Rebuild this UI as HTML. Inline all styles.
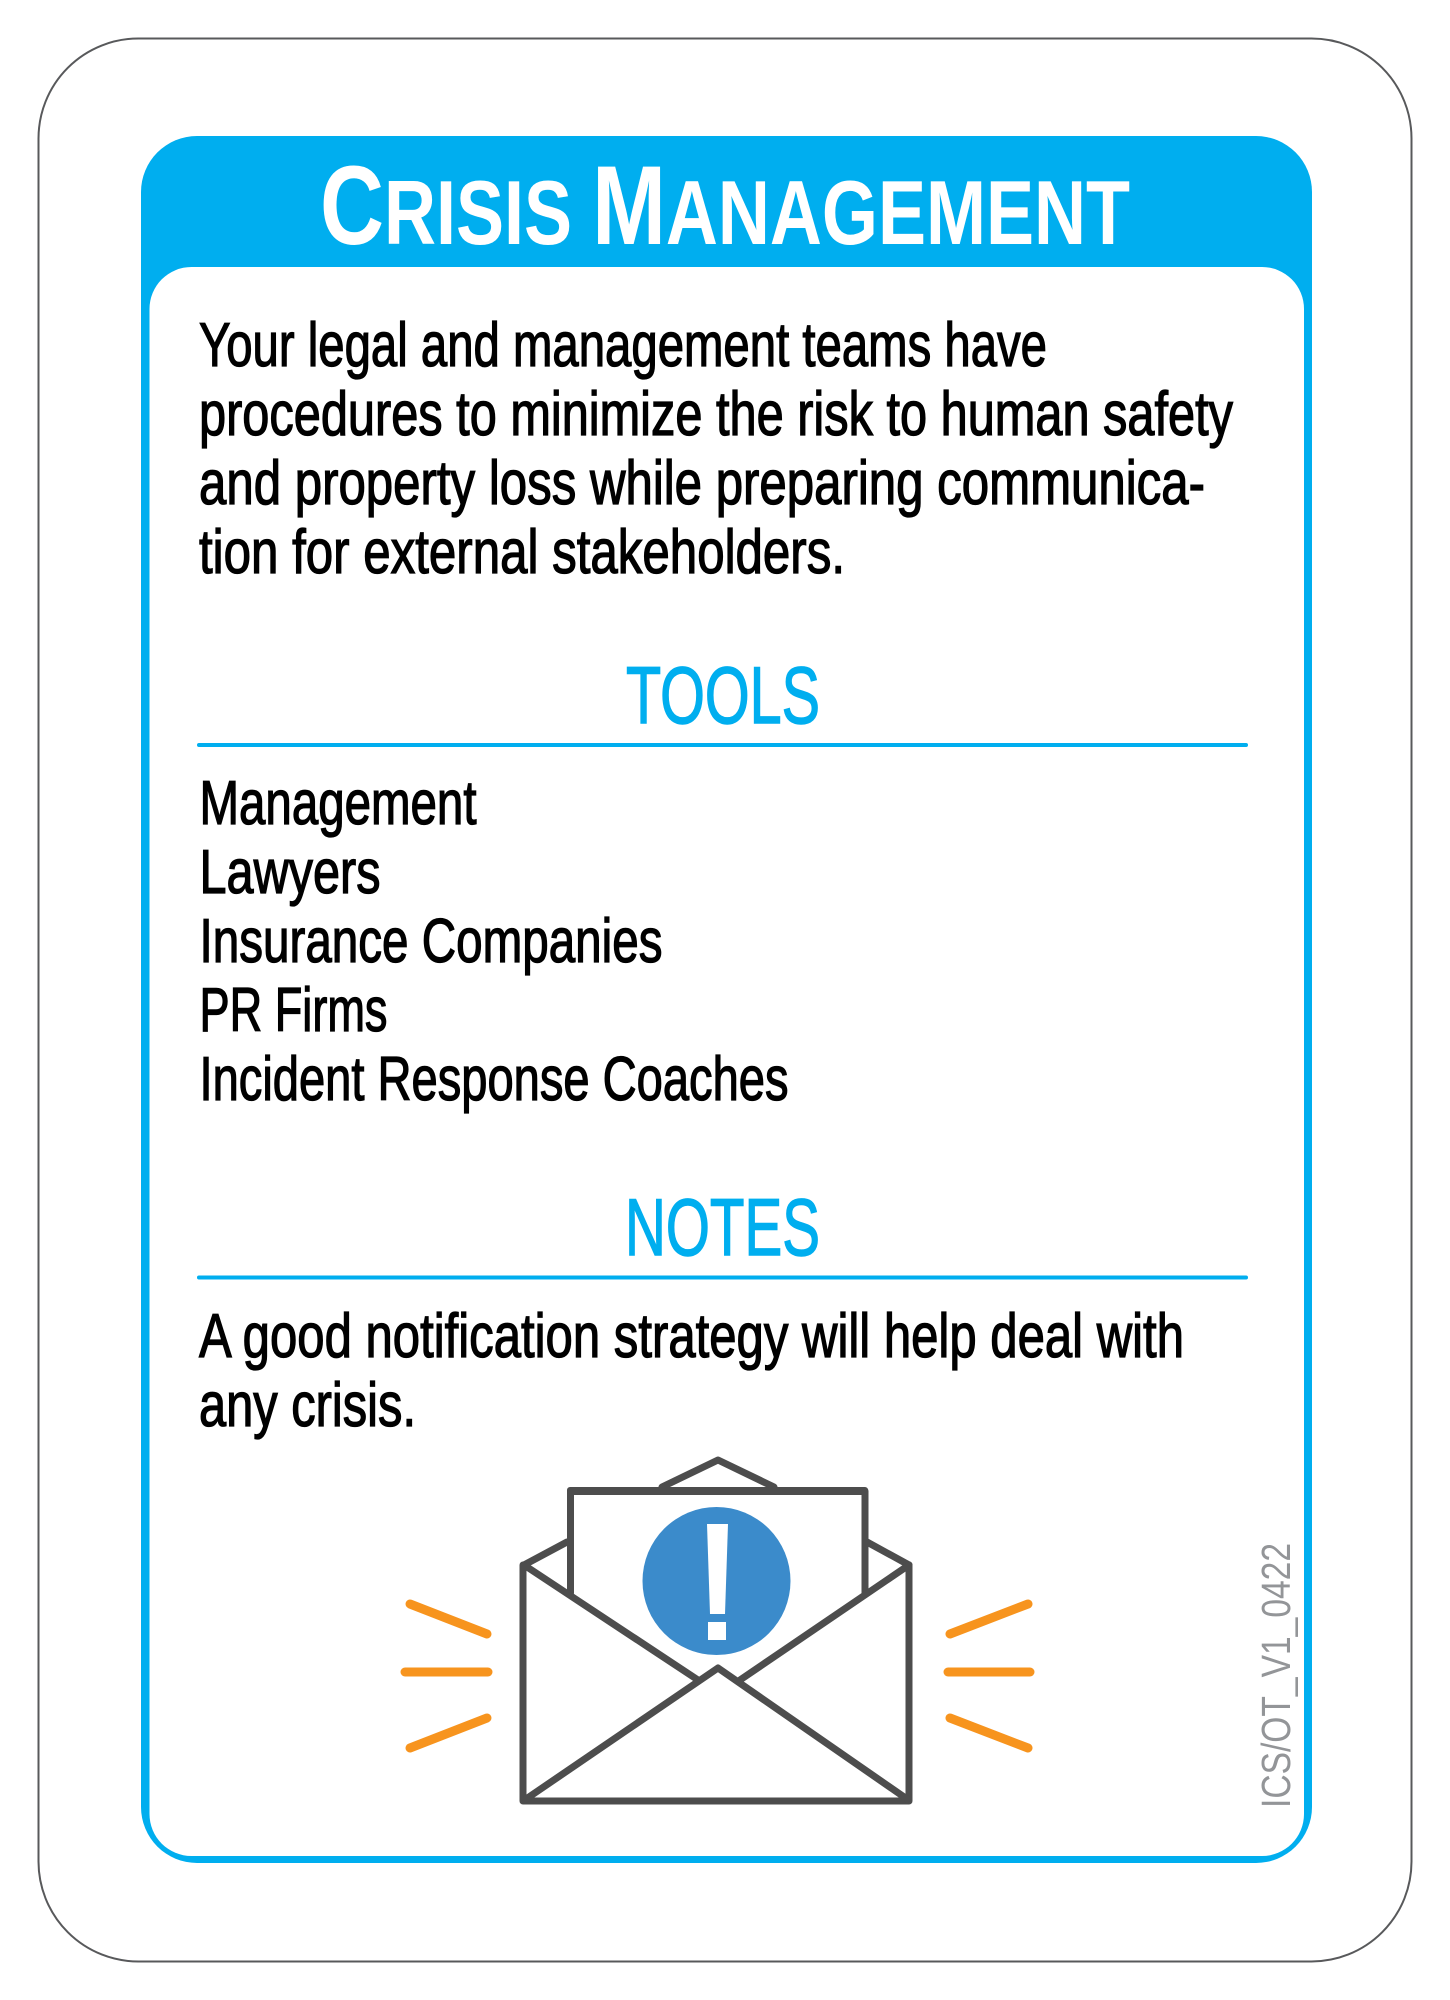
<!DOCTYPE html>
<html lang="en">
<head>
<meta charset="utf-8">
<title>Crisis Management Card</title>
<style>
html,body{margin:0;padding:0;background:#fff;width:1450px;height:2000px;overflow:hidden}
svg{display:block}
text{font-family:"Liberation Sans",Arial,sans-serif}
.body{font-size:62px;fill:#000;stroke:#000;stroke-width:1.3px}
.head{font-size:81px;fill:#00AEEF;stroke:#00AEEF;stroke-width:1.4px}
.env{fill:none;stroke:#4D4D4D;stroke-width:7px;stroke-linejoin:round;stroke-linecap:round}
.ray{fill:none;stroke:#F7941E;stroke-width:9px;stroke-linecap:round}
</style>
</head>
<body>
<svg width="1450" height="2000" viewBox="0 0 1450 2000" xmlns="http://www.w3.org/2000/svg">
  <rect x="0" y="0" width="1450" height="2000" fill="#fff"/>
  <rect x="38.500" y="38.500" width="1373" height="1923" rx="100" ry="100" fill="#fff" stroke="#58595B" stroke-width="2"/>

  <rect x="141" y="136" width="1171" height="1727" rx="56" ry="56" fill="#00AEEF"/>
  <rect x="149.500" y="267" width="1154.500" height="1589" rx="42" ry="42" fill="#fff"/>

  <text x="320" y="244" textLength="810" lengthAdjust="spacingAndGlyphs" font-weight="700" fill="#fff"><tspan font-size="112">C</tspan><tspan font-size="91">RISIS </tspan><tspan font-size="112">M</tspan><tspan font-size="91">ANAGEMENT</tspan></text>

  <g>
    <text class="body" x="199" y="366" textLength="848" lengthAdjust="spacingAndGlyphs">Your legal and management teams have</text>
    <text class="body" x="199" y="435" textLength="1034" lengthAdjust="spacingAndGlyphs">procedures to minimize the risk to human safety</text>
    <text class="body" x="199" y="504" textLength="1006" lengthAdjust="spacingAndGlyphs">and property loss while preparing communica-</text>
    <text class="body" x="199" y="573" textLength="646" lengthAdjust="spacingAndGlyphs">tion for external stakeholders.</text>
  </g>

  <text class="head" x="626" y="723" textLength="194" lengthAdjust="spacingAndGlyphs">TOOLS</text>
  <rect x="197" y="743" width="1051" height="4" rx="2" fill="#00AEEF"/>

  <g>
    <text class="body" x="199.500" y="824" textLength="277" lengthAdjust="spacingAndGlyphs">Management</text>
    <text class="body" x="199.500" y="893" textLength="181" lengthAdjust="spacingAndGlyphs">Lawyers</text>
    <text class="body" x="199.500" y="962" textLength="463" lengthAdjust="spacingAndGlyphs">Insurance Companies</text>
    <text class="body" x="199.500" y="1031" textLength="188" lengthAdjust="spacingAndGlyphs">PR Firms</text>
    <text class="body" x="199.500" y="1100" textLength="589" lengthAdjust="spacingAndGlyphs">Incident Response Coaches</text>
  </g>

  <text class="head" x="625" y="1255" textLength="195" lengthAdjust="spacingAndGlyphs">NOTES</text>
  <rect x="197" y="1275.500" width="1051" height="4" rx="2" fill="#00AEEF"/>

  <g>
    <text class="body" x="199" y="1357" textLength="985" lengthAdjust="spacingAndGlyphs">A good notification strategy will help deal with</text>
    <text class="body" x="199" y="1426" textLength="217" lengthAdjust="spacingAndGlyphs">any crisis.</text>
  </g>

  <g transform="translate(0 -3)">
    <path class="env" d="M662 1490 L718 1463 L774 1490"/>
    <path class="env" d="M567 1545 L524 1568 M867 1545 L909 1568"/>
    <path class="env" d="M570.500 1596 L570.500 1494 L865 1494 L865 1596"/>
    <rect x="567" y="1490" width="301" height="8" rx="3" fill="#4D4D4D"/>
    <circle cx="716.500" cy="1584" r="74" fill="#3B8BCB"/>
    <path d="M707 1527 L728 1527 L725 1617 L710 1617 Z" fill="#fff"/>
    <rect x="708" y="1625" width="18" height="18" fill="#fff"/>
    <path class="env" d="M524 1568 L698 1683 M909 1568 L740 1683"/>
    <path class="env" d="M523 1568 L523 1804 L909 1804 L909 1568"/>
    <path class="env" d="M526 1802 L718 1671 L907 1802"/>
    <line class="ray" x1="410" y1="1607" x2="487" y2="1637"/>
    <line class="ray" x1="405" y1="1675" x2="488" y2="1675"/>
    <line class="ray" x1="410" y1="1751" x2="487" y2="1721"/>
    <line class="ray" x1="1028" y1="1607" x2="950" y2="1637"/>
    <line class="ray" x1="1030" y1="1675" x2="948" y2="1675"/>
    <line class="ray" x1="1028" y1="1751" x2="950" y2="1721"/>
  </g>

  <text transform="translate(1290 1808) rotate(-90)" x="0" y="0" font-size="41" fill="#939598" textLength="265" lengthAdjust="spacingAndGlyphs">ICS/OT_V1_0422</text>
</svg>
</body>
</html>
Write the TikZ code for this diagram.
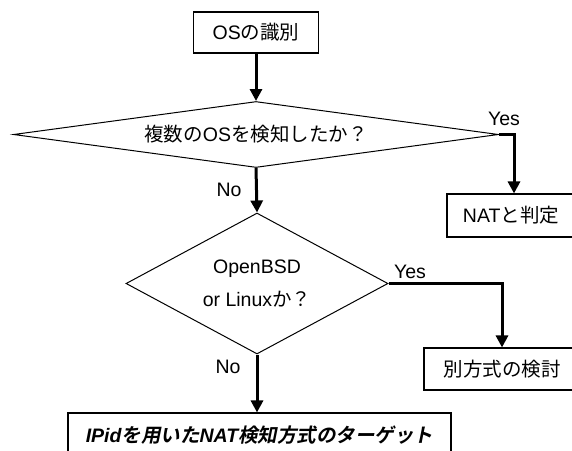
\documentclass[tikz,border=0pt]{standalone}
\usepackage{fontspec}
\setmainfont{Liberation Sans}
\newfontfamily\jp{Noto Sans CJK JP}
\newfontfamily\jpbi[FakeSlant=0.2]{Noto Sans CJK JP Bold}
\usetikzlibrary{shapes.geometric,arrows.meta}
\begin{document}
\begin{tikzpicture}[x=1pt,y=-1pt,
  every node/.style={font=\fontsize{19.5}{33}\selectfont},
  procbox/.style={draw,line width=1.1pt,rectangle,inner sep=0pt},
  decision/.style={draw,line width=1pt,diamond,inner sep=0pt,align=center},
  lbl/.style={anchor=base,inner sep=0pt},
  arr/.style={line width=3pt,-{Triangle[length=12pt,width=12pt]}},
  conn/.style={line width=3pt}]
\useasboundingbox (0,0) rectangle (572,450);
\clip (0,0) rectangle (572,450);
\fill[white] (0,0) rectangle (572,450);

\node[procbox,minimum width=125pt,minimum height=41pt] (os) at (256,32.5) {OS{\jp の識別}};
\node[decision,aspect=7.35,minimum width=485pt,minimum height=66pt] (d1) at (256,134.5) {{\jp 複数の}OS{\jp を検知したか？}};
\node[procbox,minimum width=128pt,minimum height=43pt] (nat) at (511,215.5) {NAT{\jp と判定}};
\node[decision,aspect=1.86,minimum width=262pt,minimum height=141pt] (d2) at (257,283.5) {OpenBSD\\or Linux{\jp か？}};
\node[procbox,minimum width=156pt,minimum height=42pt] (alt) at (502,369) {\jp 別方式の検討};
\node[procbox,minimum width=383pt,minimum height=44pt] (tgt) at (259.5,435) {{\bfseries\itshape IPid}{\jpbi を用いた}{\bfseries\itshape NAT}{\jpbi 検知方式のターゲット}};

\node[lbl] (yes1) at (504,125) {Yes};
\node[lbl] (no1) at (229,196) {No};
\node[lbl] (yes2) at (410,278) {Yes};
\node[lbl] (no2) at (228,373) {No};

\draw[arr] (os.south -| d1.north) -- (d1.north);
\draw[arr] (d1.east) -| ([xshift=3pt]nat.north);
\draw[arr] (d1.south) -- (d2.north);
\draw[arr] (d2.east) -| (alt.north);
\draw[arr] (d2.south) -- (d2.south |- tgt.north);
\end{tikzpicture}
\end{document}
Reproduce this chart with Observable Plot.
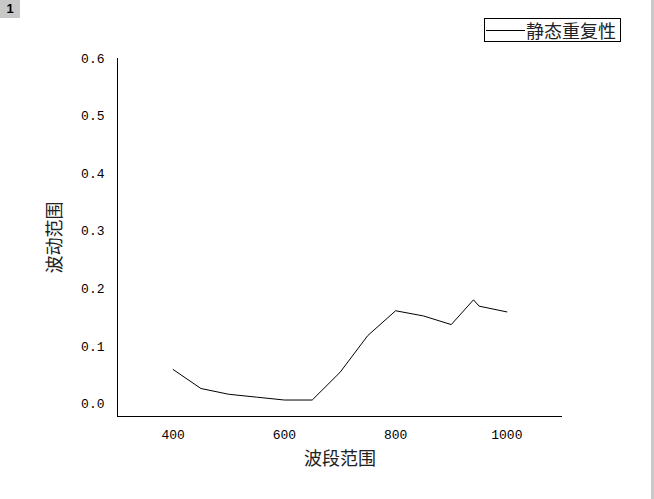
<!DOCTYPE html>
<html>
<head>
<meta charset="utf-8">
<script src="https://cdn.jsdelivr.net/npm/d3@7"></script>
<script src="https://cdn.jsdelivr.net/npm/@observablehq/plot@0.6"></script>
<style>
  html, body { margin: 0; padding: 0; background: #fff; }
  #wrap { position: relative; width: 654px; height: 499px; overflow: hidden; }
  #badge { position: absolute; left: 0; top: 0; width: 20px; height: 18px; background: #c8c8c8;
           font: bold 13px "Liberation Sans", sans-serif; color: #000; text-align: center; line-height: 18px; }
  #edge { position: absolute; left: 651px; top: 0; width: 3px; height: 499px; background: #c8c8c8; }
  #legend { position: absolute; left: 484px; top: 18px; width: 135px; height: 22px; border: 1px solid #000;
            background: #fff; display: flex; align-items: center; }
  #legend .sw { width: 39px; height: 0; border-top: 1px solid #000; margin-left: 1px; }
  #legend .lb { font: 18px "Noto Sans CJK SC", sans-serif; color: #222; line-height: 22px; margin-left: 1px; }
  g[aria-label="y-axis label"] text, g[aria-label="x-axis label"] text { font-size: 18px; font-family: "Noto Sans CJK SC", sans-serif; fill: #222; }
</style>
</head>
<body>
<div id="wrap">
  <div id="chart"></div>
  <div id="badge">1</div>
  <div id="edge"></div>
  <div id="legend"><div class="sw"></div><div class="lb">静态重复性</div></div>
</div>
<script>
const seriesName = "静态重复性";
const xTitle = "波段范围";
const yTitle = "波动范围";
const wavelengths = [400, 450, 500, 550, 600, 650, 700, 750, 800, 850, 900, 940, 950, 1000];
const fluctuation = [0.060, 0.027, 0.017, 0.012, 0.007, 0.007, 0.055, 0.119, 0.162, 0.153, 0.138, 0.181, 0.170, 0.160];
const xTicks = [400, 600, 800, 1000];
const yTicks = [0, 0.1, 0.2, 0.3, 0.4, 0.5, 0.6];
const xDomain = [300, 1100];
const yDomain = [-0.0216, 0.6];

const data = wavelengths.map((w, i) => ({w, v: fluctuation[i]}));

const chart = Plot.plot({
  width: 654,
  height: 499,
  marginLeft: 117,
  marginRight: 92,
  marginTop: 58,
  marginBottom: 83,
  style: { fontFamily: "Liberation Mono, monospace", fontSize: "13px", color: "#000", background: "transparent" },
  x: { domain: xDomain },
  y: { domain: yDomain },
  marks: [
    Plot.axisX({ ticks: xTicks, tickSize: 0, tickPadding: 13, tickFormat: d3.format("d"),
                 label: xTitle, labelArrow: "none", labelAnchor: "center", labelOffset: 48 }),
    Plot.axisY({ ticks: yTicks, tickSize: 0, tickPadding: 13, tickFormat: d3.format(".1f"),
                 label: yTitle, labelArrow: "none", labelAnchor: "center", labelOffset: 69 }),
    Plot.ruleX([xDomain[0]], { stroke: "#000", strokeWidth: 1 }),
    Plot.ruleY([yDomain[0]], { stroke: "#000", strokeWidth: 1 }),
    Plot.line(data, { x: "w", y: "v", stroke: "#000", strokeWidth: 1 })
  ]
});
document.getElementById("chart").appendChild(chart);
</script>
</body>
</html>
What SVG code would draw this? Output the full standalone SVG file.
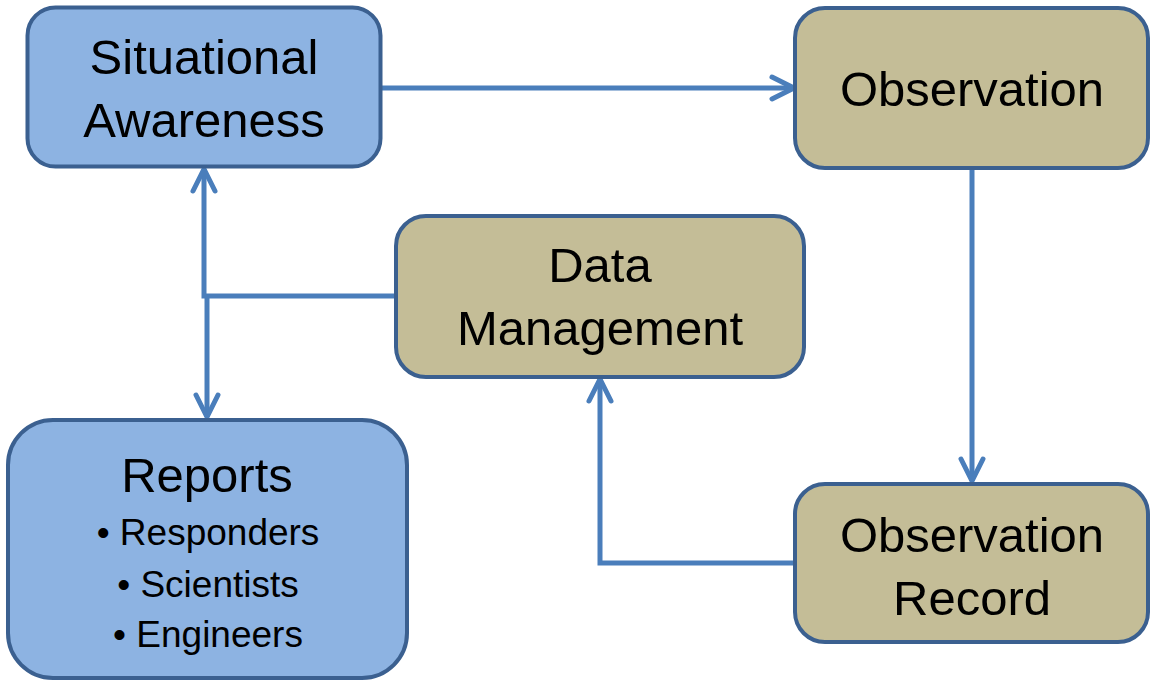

#####

AIM:
Check each line of the data above for the string "chart", then report how many lines have it, with no other words.

PROBLEM SOLUTION:
4